• [SET TASK]
Select every line below containing the word "this".
>>>
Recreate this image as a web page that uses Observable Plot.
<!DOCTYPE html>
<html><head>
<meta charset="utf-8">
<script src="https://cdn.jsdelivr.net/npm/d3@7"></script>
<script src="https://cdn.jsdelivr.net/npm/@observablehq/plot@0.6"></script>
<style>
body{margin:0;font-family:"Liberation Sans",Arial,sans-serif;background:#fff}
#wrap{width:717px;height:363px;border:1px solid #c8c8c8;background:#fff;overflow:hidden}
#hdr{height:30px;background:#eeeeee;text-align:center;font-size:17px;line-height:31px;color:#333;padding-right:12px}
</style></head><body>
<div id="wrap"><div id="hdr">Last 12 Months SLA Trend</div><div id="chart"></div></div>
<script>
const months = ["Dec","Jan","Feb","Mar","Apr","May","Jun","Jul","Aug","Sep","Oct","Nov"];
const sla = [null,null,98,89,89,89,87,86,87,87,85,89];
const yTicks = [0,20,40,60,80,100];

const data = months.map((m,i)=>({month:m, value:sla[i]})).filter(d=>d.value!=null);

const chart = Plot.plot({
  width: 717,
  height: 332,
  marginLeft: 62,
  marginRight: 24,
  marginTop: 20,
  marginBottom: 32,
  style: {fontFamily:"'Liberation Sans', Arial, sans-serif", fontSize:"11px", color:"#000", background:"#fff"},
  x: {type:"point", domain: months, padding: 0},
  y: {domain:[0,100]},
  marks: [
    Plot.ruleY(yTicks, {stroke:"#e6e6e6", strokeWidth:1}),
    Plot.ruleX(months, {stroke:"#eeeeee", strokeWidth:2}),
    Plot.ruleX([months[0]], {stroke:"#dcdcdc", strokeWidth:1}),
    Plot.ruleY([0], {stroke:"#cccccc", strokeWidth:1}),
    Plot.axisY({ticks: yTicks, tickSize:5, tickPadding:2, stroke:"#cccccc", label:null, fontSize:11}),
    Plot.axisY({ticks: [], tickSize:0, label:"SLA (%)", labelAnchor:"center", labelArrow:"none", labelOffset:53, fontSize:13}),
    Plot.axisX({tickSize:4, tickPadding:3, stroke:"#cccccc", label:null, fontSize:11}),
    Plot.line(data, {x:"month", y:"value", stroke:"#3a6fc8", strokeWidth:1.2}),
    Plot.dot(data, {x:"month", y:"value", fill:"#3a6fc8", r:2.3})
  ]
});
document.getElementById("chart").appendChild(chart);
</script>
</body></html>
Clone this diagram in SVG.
<<<
• [THE OUTPUT]
Recreate this image as a web page that uses Observable Plot.
Clone this diagram in SVG.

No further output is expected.